Oracle also operates separate US, UK, and Australian Government Clouds, and Isolated Cloud Regions for US national security purposes. Additionally, customers can also run Oracle Cloud Infrastructure cloud services in their own data centres while partners can customise their own branded cloud services using Oracle Alloy.
Oracle Database@Azure is planned to be available in the East US region starting in December 2023. It will enable customers to have direct access to Oracle database services running on Oracle Cloud Infrastructure deployed in Microsoft Azure datacenters.

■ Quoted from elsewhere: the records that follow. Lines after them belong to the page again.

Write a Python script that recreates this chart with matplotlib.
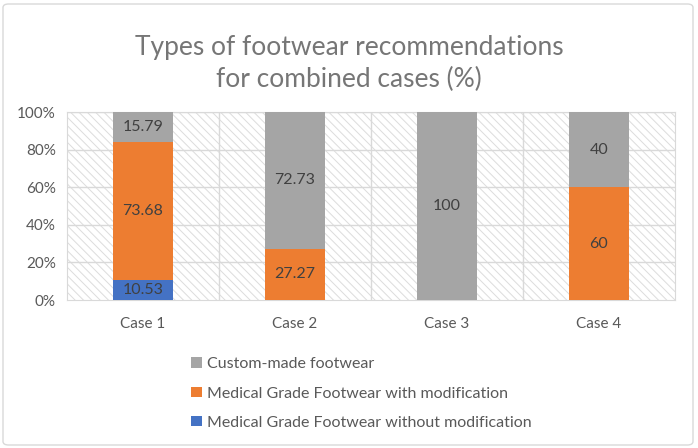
import numpy as np
import matplotlib.pyplot as plt
from matplotlib.patches import Rectangle, FancyBboxPatch

plt.rcParams['font.family'] = ['Lato', 'DejaVu Sans']
plt.rcParams['hatch.linewidth'] = 0.7

cases = ["Case 1", "Case 2", "Case 3", "Case 4"]
without_mod = [10.53, 0, 0, 0]
with_mod = [73.68, 27.27, 0, 60]
custom = [15.79, 72.73, 100, 40]

series = [
    ("Medical Grade Footwear without modification", without_mod, "#4472C4"),
    ("Medical Grade Footwear with modification", with_mod, "#ED7D31"),
    ("Custom-made footwear", custom, "#A5A5A5"),
]

fig = plt.figure(figsize=(6.98, 4.48), dpi=100)
# outer chart border
fig.patches.append(FancyBboxPatch((3 / 698, 3 / 448), 690 / 698, 441 / 448,
                                  boxstyle="round,pad=0,rounding_size=0.008",
                                  transform=fig.transFigure, facecolor="white",
                                  edgecolor="#D9D9D9", linewidth=1, zorder=-10))

ax = fig.add_axes([67 / 698, 1 - 300 / 448, 608 / 698, 188 / 448])
ax.set_facecolor("white")
# hatched plot area
ax.add_patch(Rectangle((0, 0), 1, 1, transform=ax.transAxes, facecolor="white",
                       edgecolor="#DCDCDC", hatch="\\\\\\\\", linewidth=0, zorder=0))

x = np.arange(len(cases))
bottom = np.zeros(len(cases))
handles = []
for name, vals, color in series:
    vals = np.array(vals, dtype=float)
    b = ax.bar(x, vals, bottom=bottom, width=0.4, color=color, label=name, zorder=3)
    handles.append(b)
    for xi, v, bt in zip(x, vals, bottom):
        if v > 0:
            ax.text(xi, bt + v / 2, f"{v:g}", ha="center", va="center",
                    fontsize=11.5, color="#404040", zorder=4)
    bottom += vals

ax.set_xlim(-0.5, len(cases) - 0.5)
ax.set_ylim(0, 100)
ax.set_yticks(np.arange(0, 101, 20))
ax.set_yticklabels([f"{v}%" for v in range(0, 101, 20)])
ax.set_xticks(x)
ax.set_xticklabels(cases)
ax.tick_params(length=0, labelsize=11, colors="#595959", pad=8)
ax.tick_params(axis="x", pad=12)

for v in range(20, 101, 20):
    ax.axhline(v, color="#D9D9D9", linewidth=1, zorder=1)
for v in np.arange(0.5, len(cases) - 0.5, 1):
    ax.axvline(v, color="#D9D9D9", linewidth=1, zorder=1)
for s in ax.spines.values():
    s.set_color("#D9D9D9")

fig.text(0.5, 1 - 47 / 448, "Types of footwear recommendations", ha="center",
         va="center", fontsize=19, color="#767676")
fig.text(0.5, 1 - 79 / 448, "for combined cases (%)", ha="center",
         va="center", fontsize=19, color="#767676")

leg = fig.legend(handles[::-1], [s[0] for s in series][::-1],
                 loc="upper left", bbox_to_anchor=(177 / 698, 1 - 343 / 448),
                 frameon=False, fontsize=11.5, labelcolor="#595959",
                 handlelength=0.65, handleheight=0.65, handletextpad=0.35,
                 labelspacing=0.95)

fig.savefig("out.png", dpi=100)
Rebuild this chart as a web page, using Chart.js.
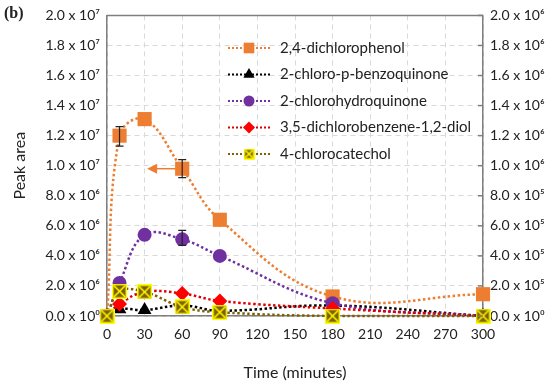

The new service will deliver all the performance, scale, and workload availability advantages of Oracle Database on Oracle Cloud Infrastructure combined with the security, flexibility, and best-in-class services of Microsoft Azure. Microsoft is the only other hyperscaler to offer Oracle Cloud Infrastructure Database Services to simplify cloud migration, multicloud deployment, and management.
Oracle Cloud Infrastructure provides a robust infrastructure for training and serving models at scale. Through its partnership with NVIDIA, Oracle Cloud Infrastructure can give customers superclusters, which are powered by the latest GPUs in the market connected together with an ultra-low-latency RDMA over converged ethernet, RoCE network.
In addition, Oracle Cloud Infrastructure provides customers with high-performing generative AI models that leverage Cohere’s state-of-the-art large language models and are improved with Oracle’s unique industry knowledge and data insights. Oracle has embedded these generative AI services across its cloud applications, industry applications, and database portfolio, so that customers can take advantage of the latest innovations within existing business processes.
Oracle Cloud Infrastructure AI Services, including the recently introduced Oracle Cloud Infrastructure Generative AI service, provide a collection of services with prebuilt machine learning models that make it easier for developers to apply AI to applications and business operations.